For an empty tree, the answer is:

[]

First Thought: Use Normal Level Order Traversal

The problem still asks for values grouped by level.

That means breadth-first search is the natural traversal method.

The only difference from normal level order traversal is the order of values inside each level.

We can still visit nodes left to right with a queue. After collecting one level, we decide whether to keep it as is or reverse it.

Key Insight

The traversal order and output order can be handled separately.

The queue should always process nodes in normal left-to-right order:

node.left before node.right

This keeps the next level organized correctly.

Then, for each level, use a boolean flag:

left_to_right = True

If left_to_right is true, append the level values normally.

If it is false, append the reversed level values.

After each level, flip the flag.

Algorithm

If root is None, return [].

Otherwise:

Create a queue containing root.
Create an empty answer list.
Set left_to_right = True.
While the queue has nodes:
1. Create an empty list for the current level.
2. Read the current queue size.
3. Process exactly that many nodes.
4. Append each node value to the current level list.
5. Add the left child if it exists.
6. Add the right child if it exists.
7. If the direction is right to left, reverse the level list.
8. Append the level list to the answer.
9. Flip the direction.
Return the answer.

Correctness

The queue begins with the root, so the first processed group is level 0.

At the start of each outer loop, the queue contains exactly the nodes of the current level in left-to-right order. We store the queue size before processing the level, so nodes added during this loop are saved for the next level.

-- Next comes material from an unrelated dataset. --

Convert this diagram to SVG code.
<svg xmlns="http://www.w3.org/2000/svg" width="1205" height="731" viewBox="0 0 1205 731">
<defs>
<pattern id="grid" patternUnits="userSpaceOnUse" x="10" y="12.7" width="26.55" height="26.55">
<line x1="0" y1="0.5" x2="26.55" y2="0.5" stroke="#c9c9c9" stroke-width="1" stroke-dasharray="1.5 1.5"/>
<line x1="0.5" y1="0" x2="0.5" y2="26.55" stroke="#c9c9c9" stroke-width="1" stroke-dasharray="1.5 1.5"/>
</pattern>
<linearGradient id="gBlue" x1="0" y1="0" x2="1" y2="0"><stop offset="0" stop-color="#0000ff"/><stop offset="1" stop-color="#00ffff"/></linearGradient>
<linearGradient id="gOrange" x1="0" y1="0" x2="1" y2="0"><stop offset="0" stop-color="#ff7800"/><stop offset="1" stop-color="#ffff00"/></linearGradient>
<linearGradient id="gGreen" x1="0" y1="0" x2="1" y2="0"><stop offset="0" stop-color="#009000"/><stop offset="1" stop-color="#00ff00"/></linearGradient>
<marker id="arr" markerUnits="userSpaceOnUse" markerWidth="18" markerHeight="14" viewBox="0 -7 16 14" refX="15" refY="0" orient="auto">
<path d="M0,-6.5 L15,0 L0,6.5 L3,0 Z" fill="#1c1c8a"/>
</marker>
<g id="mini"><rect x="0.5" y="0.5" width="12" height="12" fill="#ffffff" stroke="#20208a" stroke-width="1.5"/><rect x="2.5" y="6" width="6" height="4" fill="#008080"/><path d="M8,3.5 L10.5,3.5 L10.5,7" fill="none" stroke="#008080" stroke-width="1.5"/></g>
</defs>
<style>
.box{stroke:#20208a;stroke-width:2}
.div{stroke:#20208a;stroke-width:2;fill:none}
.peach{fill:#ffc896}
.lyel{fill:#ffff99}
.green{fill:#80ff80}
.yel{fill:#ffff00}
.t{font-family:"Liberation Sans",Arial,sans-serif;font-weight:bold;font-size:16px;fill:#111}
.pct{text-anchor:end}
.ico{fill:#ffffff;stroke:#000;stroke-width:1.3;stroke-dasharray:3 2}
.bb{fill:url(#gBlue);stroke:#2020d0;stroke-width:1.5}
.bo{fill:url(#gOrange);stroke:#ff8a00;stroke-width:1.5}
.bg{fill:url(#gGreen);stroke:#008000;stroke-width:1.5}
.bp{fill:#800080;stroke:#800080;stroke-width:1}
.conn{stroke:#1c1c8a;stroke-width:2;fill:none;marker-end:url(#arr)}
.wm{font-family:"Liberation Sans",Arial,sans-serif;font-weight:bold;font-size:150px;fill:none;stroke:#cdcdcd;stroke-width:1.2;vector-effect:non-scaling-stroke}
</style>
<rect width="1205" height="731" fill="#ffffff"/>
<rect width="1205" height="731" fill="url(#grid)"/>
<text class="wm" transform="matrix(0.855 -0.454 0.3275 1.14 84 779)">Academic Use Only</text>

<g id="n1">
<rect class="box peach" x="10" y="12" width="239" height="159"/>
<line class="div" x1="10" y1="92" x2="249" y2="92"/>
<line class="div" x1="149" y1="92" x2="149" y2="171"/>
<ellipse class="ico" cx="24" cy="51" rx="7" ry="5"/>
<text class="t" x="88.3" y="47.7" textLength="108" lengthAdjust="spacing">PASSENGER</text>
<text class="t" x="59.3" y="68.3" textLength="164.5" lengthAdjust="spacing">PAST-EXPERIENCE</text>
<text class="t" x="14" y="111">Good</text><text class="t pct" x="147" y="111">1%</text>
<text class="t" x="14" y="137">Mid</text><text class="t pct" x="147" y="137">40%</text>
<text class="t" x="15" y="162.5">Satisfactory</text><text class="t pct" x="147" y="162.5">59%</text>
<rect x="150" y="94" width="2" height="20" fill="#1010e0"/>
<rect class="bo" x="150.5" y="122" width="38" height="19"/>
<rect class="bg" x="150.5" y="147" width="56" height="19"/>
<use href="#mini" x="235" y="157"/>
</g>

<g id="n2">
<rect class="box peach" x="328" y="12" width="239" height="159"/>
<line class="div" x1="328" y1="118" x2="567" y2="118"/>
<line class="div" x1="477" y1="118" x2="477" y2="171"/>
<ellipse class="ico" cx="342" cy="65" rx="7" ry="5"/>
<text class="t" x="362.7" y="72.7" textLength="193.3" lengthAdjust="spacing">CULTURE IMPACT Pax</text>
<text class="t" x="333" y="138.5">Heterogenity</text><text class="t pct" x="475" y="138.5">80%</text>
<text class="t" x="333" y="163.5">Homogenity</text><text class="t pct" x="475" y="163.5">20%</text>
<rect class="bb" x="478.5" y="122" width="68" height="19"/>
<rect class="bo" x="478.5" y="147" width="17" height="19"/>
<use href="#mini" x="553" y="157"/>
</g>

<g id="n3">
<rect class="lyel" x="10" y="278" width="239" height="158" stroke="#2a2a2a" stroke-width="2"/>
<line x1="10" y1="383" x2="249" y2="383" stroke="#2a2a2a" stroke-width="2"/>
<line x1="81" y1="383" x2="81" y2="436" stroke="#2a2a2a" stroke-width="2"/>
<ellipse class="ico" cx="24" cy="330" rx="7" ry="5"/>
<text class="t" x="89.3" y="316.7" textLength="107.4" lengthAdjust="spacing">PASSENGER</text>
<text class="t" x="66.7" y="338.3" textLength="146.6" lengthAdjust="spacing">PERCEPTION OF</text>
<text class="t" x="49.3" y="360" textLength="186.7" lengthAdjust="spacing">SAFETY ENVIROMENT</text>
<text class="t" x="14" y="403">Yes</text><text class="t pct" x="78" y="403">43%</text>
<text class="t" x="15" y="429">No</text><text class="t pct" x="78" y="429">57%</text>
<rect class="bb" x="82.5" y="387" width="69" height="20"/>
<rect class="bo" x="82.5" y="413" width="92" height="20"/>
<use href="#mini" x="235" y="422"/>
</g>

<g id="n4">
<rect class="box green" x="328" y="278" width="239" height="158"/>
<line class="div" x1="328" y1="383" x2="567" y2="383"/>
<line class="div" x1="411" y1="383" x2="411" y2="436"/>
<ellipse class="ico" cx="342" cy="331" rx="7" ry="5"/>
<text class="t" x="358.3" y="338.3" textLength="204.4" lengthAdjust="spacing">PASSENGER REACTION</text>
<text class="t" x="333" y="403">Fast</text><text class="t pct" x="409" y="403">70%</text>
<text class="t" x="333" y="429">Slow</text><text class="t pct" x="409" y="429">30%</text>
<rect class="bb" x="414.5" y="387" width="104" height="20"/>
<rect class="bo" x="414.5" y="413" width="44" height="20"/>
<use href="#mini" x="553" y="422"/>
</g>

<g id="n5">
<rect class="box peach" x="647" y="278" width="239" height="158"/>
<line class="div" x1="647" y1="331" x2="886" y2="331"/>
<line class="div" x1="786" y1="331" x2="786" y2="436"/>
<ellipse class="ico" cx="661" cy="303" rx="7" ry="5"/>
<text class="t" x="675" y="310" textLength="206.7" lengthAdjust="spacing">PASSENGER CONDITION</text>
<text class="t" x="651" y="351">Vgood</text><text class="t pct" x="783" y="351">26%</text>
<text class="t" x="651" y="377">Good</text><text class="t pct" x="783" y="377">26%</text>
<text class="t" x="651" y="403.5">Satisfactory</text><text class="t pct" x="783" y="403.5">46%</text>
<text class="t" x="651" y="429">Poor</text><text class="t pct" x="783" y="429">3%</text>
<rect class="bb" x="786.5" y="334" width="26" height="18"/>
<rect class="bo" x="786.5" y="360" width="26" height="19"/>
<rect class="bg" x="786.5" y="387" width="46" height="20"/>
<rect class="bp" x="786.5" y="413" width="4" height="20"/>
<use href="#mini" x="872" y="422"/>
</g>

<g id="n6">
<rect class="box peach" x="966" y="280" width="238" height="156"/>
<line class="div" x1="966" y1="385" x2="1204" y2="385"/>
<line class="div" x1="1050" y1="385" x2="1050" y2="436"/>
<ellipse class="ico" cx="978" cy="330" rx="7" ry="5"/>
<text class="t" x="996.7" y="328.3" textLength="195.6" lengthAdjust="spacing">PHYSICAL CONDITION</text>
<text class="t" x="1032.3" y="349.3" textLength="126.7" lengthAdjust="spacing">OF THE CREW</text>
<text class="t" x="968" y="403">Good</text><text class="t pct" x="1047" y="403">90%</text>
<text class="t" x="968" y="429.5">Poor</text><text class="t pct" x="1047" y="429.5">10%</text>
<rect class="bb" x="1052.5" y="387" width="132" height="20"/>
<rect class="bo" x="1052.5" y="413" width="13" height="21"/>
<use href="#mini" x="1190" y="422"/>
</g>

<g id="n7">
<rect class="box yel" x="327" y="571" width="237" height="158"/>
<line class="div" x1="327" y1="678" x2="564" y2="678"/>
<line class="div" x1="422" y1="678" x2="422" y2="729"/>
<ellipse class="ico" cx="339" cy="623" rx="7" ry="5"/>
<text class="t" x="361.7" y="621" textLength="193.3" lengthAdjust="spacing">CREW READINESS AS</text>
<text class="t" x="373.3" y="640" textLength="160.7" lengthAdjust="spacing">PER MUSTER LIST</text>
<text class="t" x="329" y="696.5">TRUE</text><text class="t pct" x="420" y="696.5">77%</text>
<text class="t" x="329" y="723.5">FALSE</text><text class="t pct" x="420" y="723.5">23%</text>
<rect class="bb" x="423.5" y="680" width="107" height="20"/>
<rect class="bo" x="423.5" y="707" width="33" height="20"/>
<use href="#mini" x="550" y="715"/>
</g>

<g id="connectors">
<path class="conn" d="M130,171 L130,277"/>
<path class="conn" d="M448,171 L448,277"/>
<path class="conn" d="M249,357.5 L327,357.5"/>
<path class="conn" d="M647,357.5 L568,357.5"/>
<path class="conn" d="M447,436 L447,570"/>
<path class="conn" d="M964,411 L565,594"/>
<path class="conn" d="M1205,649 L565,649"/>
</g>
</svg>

For every node, the algorithm adds the left child before the right child. Therefore, the next level is also stored in left-to-right order in the queue.

The algorithm then uses left_to_right to choose the output order for the current level. On even-numbered levels, it keeps the collected values in left-to-right order. On odd-numbered levels, it reverses them, producing right-to-left order.

After each level, the flag is flipped. Therefore, the output direction alternates on every level.

So every level is included exactly once, every node value appears in the correct level, and the direction alternates as required.

Complexity

Metric	Value	Why
Time	`O(n)`	Each node is processed once
Space	`O(n)`	The queue and output can store up to `n` values

Here, n is the number of nodes in the tree.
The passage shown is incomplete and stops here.